#### [Short problem]
Below is the data. Give it again, complete and exact.

#### [Data shown]
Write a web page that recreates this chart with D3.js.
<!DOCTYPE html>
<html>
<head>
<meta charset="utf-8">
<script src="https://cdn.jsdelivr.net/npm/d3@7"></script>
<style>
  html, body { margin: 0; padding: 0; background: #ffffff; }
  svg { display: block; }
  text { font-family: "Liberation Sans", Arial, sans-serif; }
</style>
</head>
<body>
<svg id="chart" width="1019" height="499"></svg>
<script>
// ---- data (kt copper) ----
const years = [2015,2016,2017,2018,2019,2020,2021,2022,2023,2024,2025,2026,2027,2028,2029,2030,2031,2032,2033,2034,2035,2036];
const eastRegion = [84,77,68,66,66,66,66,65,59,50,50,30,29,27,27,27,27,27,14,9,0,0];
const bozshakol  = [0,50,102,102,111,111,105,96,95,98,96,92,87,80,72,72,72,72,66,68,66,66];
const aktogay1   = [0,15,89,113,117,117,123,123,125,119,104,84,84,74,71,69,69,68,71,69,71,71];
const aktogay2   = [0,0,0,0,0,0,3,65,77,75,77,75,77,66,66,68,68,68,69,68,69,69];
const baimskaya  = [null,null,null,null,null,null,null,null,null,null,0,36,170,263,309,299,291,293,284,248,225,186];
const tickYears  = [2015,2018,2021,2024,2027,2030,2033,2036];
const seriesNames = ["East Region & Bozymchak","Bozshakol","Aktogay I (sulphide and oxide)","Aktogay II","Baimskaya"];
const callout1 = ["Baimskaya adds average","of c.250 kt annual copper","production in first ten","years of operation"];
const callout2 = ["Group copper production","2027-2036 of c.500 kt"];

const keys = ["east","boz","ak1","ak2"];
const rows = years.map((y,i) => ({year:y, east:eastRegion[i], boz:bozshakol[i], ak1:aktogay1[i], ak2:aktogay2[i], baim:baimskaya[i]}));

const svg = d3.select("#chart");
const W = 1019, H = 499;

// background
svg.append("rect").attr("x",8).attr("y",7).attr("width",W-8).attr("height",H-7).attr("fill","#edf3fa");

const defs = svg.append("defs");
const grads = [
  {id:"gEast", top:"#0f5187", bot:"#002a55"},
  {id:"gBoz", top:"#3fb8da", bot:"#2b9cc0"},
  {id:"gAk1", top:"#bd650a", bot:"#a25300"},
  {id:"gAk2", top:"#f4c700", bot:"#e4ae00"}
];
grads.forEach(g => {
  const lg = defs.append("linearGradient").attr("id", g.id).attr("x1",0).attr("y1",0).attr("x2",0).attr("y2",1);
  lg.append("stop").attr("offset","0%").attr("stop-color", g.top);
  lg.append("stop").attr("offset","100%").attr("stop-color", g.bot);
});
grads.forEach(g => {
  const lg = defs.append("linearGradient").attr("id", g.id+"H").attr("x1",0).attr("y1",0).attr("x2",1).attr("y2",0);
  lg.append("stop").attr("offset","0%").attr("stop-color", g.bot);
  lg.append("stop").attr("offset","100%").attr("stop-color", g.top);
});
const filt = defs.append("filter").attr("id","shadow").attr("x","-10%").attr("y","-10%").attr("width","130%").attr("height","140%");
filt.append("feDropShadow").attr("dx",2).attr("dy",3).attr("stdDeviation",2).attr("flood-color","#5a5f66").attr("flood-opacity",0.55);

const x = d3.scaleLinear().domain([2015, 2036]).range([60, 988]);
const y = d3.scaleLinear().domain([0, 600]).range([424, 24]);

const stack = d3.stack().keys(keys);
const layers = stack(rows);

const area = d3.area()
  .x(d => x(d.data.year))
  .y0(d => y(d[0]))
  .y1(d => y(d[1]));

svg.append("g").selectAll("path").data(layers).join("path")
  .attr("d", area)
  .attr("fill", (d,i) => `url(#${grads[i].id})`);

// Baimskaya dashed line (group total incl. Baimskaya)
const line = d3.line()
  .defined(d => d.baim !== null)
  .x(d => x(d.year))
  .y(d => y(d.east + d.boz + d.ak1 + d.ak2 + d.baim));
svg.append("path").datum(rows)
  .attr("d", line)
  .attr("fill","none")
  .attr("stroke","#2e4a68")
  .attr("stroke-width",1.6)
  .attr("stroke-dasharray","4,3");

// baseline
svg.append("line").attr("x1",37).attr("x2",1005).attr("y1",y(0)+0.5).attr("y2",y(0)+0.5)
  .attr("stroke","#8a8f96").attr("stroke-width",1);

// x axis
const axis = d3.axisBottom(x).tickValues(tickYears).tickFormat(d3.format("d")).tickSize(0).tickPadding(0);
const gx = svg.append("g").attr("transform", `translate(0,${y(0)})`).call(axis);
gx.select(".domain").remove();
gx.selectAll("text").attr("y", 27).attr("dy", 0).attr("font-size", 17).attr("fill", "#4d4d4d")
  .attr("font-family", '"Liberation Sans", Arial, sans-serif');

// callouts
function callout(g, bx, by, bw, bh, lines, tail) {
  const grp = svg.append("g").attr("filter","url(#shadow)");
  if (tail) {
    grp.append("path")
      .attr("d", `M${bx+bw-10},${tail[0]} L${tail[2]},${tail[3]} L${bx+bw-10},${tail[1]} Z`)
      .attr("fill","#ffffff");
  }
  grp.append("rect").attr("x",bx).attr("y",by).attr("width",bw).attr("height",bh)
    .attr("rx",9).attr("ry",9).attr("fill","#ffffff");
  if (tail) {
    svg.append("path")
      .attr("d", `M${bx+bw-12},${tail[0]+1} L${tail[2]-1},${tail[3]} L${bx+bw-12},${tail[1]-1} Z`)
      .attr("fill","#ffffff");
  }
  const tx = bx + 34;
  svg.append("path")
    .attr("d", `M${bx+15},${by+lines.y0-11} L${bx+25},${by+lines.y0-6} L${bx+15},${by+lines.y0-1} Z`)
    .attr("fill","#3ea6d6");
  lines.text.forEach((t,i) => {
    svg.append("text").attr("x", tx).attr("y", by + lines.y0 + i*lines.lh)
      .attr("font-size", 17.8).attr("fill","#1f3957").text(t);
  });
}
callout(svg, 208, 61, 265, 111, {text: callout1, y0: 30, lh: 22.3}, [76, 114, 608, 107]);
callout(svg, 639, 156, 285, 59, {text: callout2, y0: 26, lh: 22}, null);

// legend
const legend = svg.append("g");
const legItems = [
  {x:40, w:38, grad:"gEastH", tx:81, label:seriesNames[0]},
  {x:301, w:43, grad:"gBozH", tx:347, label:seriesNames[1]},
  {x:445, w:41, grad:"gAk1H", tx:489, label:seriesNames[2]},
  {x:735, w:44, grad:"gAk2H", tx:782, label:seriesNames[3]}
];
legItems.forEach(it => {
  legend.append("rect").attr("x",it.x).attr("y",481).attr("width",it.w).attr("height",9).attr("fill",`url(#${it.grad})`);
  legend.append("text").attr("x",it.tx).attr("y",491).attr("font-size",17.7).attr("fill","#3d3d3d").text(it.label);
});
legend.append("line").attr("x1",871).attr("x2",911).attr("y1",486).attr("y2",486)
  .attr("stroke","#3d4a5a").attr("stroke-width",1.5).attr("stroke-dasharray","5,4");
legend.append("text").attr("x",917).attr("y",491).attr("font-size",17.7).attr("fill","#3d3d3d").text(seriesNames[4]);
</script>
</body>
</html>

#### [Finished exercise]
Write a web page that recreates this chart with D3.js.
<!DOCTYPE html>
<html>
<head>
<meta charset="utf-8">
<script src="https://cdn.jsdelivr.net/npm/d3@7"></script>
<style>
  html, body { margin: 0; padding: 0; background: #ffffff; }
  svg { display: block; }
  text { font-family: "Liberation Sans", Arial, sans-serif; }
</style>
</head>
<body>
<svg id="chart" width="1019" height="499"></svg>
<script>
// ---- data (kt copper) ----
const years = [2015,2016,2017,2018,2019,2020,2021,2022,2023,2024,2025,2026,2027,2028,2029,2030,2031,2032,2033,2034,2035,2036];
const eastRegion = [84,77,68,66,66,66,66,65,59,50,50,30,29,27,27,27,27,27,14,9,0,0];
const bozshakol  = [0,50,102,102,111,111,105,96,95,98,96,92,87,80,72,72,72,72,66,68,66,66];
const aktogay1   = [0,15,89,113,117,117,123,123,125,119,104,84,84,74,71,69,69,68,71,69,71,71];
const aktogay2   = [0,0,0,0,0,0,3,65,77,75,77,75,77,66,66,68,68,68,69,68,69,69];
const baimskaya  = [null,null,null,null,null,null,null,null,null,null,0,36,170,263,309,299,291,293,284,248,225,186];
const tickYears  = [2015,2018,2021,2024,2027,2030,2033,2036];
const seriesNames = ["East Region & Bozymchak","Bozshakol","Aktogay I (sulphide and oxide)","Aktogay II","Baimskaya"];
const callout1 = ["Baimskaya adds average","of c.250 kt annual copper","production in first ten","years of operation"];
const callout2 = ["Group copper production","2027-2036 of c.500 kt"];

const keys = ["east","boz","ak1","ak2"];
const rows = years.map((y,i) => ({year:y, east:eastRegion[i], boz:bozshakol[i], ak1:aktogay1[i], ak2:aktogay2[i], baim:baimskaya[i]}));

const svg = d3.select("#chart");
const W = 1019, H = 499;

// background
svg.append("rect").attr("x",8).attr("y",7).attr("width",W-8).attr("height",H-7).attr("fill","#edf3fa");

const defs = svg.append("defs");
const grads = [
  {id:"gEast", top:"#0f5187", bot:"#002a55"},
  {id:"gBoz", top:"#3fb8da", bot:"#2b9cc0"},
  {id:"gAk1", top:"#bd650a", bot:"#a25300"},
  {id:"gAk2", top:"#f4c700", bot:"#e4ae00"}
];
grads.forEach(g => {
  const lg = defs.append("linearGradient").attr("id", g.id).attr("x1",0).attr("y1",0).attr("x2",0).attr("y2",1);
  lg.append("stop").attr("offset","0%").attr("stop-color", g.top);
  lg.append("stop").attr("offset","100%").attr("stop-color", g.bot);
});
grads.forEach(g => {
  const lg = defs.append("linearGradient").attr("id", g.id+"H").attr("x1",0).attr("y1",0).attr("x2",1).attr("y2",0);
  lg.append("stop").attr("offset","0%").attr("stop-color", g.bot);
  lg.append("stop").attr("offset","100%").attr("stop-color", g.top);
});
const filt = defs.append("filter").attr("id","shadow").attr("x","-10%").attr("y","-10%").attr("width","130%").attr("height","140%");
filt.append("feDropShadow").attr("dx",2).attr("dy",3).attr("stdDeviation",2).attr("flood-color","#5a5f66").attr("flood-opacity",0.55);

const x = d3.scaleLinear().domain([2015, 2036]).range([60, 988]);
const y = d3.scaleLinear().domain([0, 600]).range([424, 24]);

const stack = d3.stack().keys(keys);
const layers = stack(rows);

const area = d3.area()
  .x(d => x(d.data.year))
  .y0(d => y(d[0]))
  .y1(d => y(d[1]));

svg.append("g").selectAll("path").data(layers).join("path")
  .attr("d", area)
  .attr("fill", (d,i) => `url(#${grads[i].id})`);

// Baimskaya dashed line (group total incl. Baimskaya)
const line = d3.line()
  .defined(d => d.baim !== null)
  .x(d => x(d.year))
  .y(d => y(d.east + d.boz + d.ak1 + d.ak2 + d.baim));
svg.append("path").datum(rows)
  .attr("d", line)
  .attr("fill","none")
  .attr("stroke","#2e4a68")
  .attr("stroke-width",1.6)
  .attr("stroke-dasharray","4,3");

// baseline
svg.append("line").attr("x1",37).attr("x2",1005).attr("y1",y(0)+0.5).attr("y2",y(0)+0.5)
  .attr("stroke","#8a8f96").attr("stroke-width",1);

// x axis
const axis = d3.axisBottom(x).tickValues(tickYears).tickFormat(d3.format("d")).tickSize(0).tickPadding(0);
const gx = svg.append("g").attr("transform", `translate(0,${y(0)})`).call(axis);
gx.select(".domain").remove();
gx.selectAll("text").attr("y", 27).attr("dy", 0).attr("font-size", 17).attr("fill", "#4d4d4d")
  .attr("font-family", '"Liberation Sans", Arial, sans-serif');

// callouts
function callout(g, bx, by, bw, bh, lines, tail) {
  const grp = svg.append("g").attr("filter","url(#shadow)");
  if (tail) {
    grp.append("path")
      .attr("d", `M${bx+bw-10},${tail[0]} L${tail[2]},${tail[3]} L${bx+bw-10},${tail[1]} Z`)
      .attr("fill","#ffffff");
  }
  grp.append("rect").attr("x",bx).attr("y",by).attr("width",bw).attr("height",bh)
    .attr("rx",9).attr("ry",9).attr("fill","#ffffff");
  if (tail) {
    svg.append("path")
      .attr("d", `M${bx+bw-12},${tail[0]+1} L${tail[2]-1},${tail[3]} L${bx+bw-12},${tail[1]-1} Z`)
      .attr("fill","#ffffff");
  }
  const tx = bx + 34;
  svg.append("path")
    .attr("d", `M${bx+15},${by+lines.y0-11} L${bx+25},${by+lines.y0-6} L${bx+15},${by+lines.y0-1} Z`)
    .attr("fill","#3ea6d6");
  lines.text.forEach((t,i) => {
    svg.append("text").attr("x", tx).attr("y", by + lines.y0 + i*lines.lh)
      .attr("font-size", 17.8).attr("fill","#1f3957").text(t);
  });
}
callout(svg, 208, 61, 265, 111, {text: callout1, y0: 30, lh: 22.3}, [76, 114, 608, 107]);
callout(svg, 639, 156, 285, 59, {text: callout2, y0: 26, lh: 22}, null);

// legend
const legend = svg.append("g");
const legItems = [
  {x:40, w:38, grad:"gEastH", tx:81, label:seriesNames[0]},
  {x:301, w:43, grad:"gBozH", tx:347, label:seriesNames[1]},
  {x:445, w:41, grad:"gAk1H", tx:489, label:seriesNames[2]},
  {x:735, w:44, grad:"gAk2H", tx:782, label:seriesNames[3]}
];
legItems.forEach(it => {
  legend.append("rect").attr("x",it.x).attr("y",481).attr("width",it.w).attr("height",9).attr("fill",`url(#${it.grad})`);
  legend.append("text").attr("x",it.tx).attr("y",491).attr("font-size",17.7).attr("fill","#3d3d3d").text(it.label);
});
legend.append("line").attr("x1",871).attr("x2",911).attr("y1",486).attr("y2",486)
  .attr("stroke","#3d4a5a").attr("stroke-width",1.5).attr("stroke-dasharray","5,4");
legend.append("text").attr("x",917).attr("y",491).attr("font-size",17.7).attr("fill","#3d3d3d").text(seriesNames[4]);
</script>
</body>
</html>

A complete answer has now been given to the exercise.